— start INPUT RECORDS —

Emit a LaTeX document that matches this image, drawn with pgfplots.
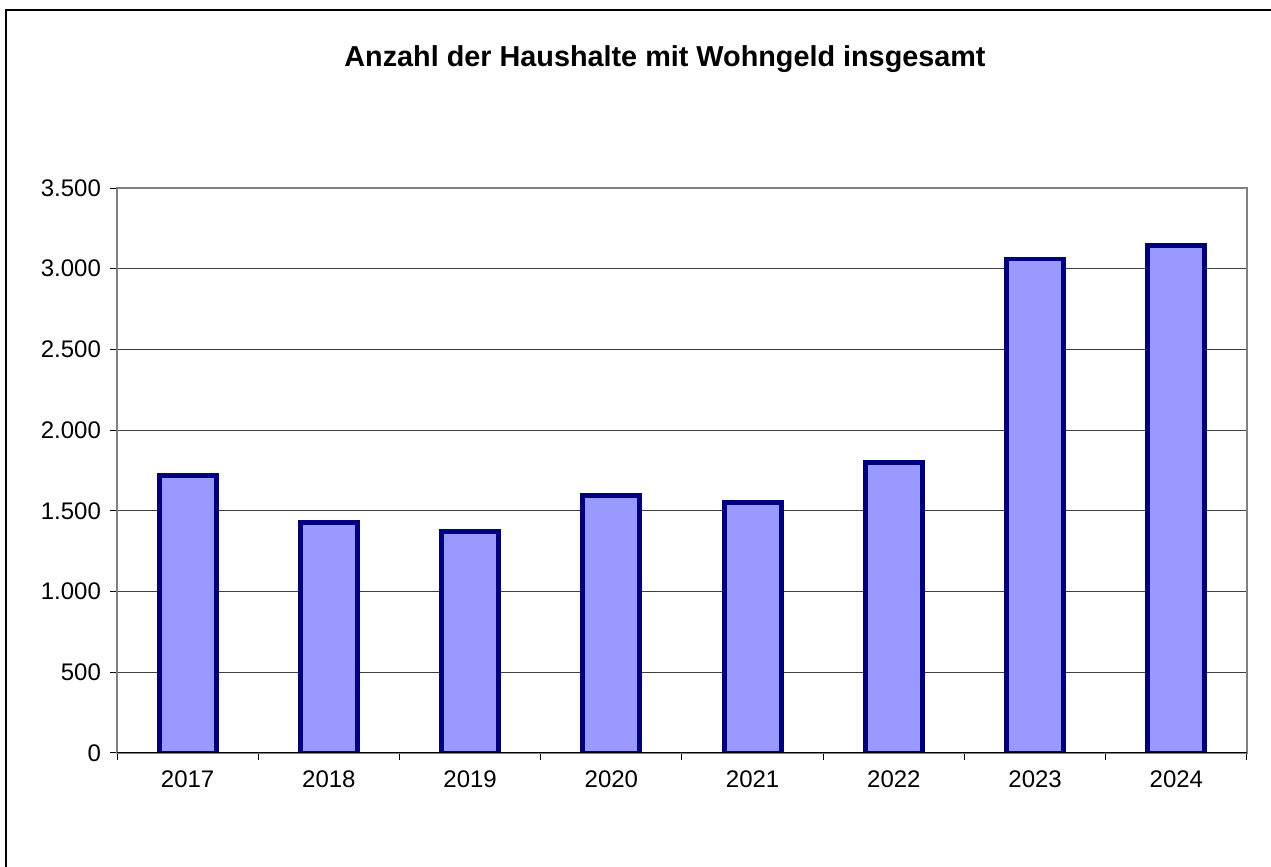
\documentclass[border=0pt]{standalone}
\usepackage{fontspec}
\setmainfont{Liberation Sans}
\usepackage{pgfplots}
\pgfplotsset{compat=1.18}
\definecolor{barfill}{HTML}{9999FF}
\definecolor{barline}{HTML}{000080}
\definecolor{frame}{HTML}{808080}

\begin{document}
\begin{tikzpicture}
% page: 1271x867 px at 0.5pt per px
\useasboundingbox (0,0) rectangle (635.5pt,433.5pt);
\draw[black, line width=0.6pt] (3pt,0) -- (3pt,428.5pt) -- (635.5pt,428.5pt);
\node[anchor=base, font=\fontsize{14.4}{17}\selectfont\bfseries] at (332.5pt,400pt)
  {Anzahl der Haushalte mit Wohngeld insgesamt};
\begin{axis}[
  at={(58.5pt,57pt)}, anchor=south west,
  scale only axis, width=565pt, height=282.5pt,
  xmin=-0.5, xmax=7.5, ymin=0, ymax=3500,
  xtick={0,...,7},
  xticklabels={2017,2018,2019,2020,2021,2022,2023,2024},
  major x tick style={draw=none},
  minor xtick={-0.5,0.5,...,7.5},
  minor tick length=3.5pt,
  minor x tick style={black, line width=0.5pt},
  ytick={0,500,...,3500},
  ytick pos=left, xtick pos=bottom,
  tick align=outside, major tick length=3.5pt,
  y tick style={black, line width=0.5pt},
  ymajorgrids, grid style={black!75, line width=0.5pt},
  axis line style={frame, line width=0.8pt},
  tick label style={font=\fontsize{12}{14}\selectfont},
  xticklabel style={yshift=-2pt},
  yticklabel style={xshift=-1pt},
  /pgf/number format/.cd, assume math mode=true, use comma, 1000 sep={.},
]
\addplot[ybar, bar width=28.5pt, fill=barfill, draw=barline, line width=2.4pt]
  coordinates {(0,1720) (1,1430) (2,1372) (3,1595) (4,1550) (5,1800) (6,3060) (7,3142)};
\draw[black, line width=0.6pt] (rel axis cs:0,0) -- (rel axis cs:1,0);
\end{axis}
\end{tikzpicture}
\end{document}
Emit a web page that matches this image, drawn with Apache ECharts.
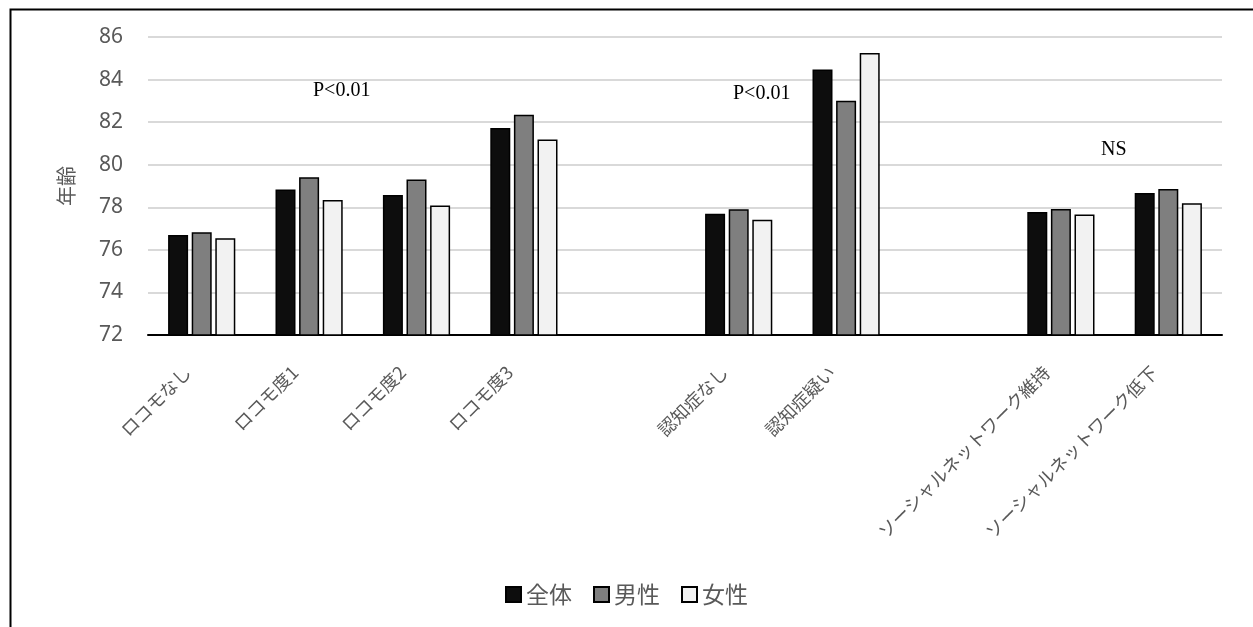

— end INPUT RECORDS —

• **WORK TO COMPLETE**
Every entry must be written out exactly, with all pictures left out.

• **FINAL RESULT**
Emit a LaTeX document that matches this image, drawn with pgfplots.
\documentclass[border=0pt]{standalone}
\usepackage{fontspec}
\setmainfont{Liberation Sans}
\usepackage{pgfplots}
\pgfplotsset{compat=1.18}
\definecolor{barfill}{HTML}{9999FF}
\definecolor{barline}{HTML}{000080}
\definecolor{frame}{HTML}{808080}

\begin{document}
\begin{tikzpicture}
% page: 1271x867 px at 0.5pt per px
\useasboundingbox (0,0) rectangle (635.5pt,433.5pt);
\draw[black, line width=0.6pt] (3pt,0) -- (3pt,428.5pt) -- (635.5pt,428.5pt);
\node[anchor=base, font=\fontsize{14.4}{17}\selectfont\bfseries] at (332.5pt,400pt)
  {Anzahl der Haushalte mit Wohngeld insgesamt};
\begin{axis}[
  at={(58.5pt,57pt)}, anchor=south west,
  scale only axis, width=565pt, height=282.5pt,
  xmin=-0.5, xmax=7.5, ymin=0, ymax=3500,
  xtick={0,...,7},
  xticklabels={2017,2018,2019,2020,2021,2022,2023,2024},
  major x tick style={draw=none},
  minor xtick={-0.5,0.5,...,7.5},
  minor tick length=3.5pt,
  minor x tick style={black, line width=0.5pt},
  ytick={0,500,...,3500},
  ytick pos=left, xtick pos=bottom,
  tick align=outside, major tick length=3.5pt,
  y tick style={black, line width=0.5pt},
  ymajorgrids, grid style={black!75, line width=0.5pt},
  axis line style={frame, line width=0.8pt},
  tick label style={font=\fontsize{12}{14}\selectfont},
  xticklabel style={yshift=-2pt},
  yticklabel style={xshift=-1pt},
  /pgf/number format/.cd, assume math mode=true, use comma, 1000 sep={.},
]
\addplot[ybar, bar width=28.5pt, fill=barfill, draw=barline, line width=2.4pt]
  coordinates {(0,1720) (1,1430) (2,1372) (3,1595) (4,1550) (5,1800) (6,3060) (7,3142)};
\draw[black, line width=0.6pt] (rel axis cs:0,0) -- (rel axis cs:1,0);
\end{axis}
\end{tikzpicture}
\end{document}
Emit a web page that matches this image, drawn with Apache ECharts.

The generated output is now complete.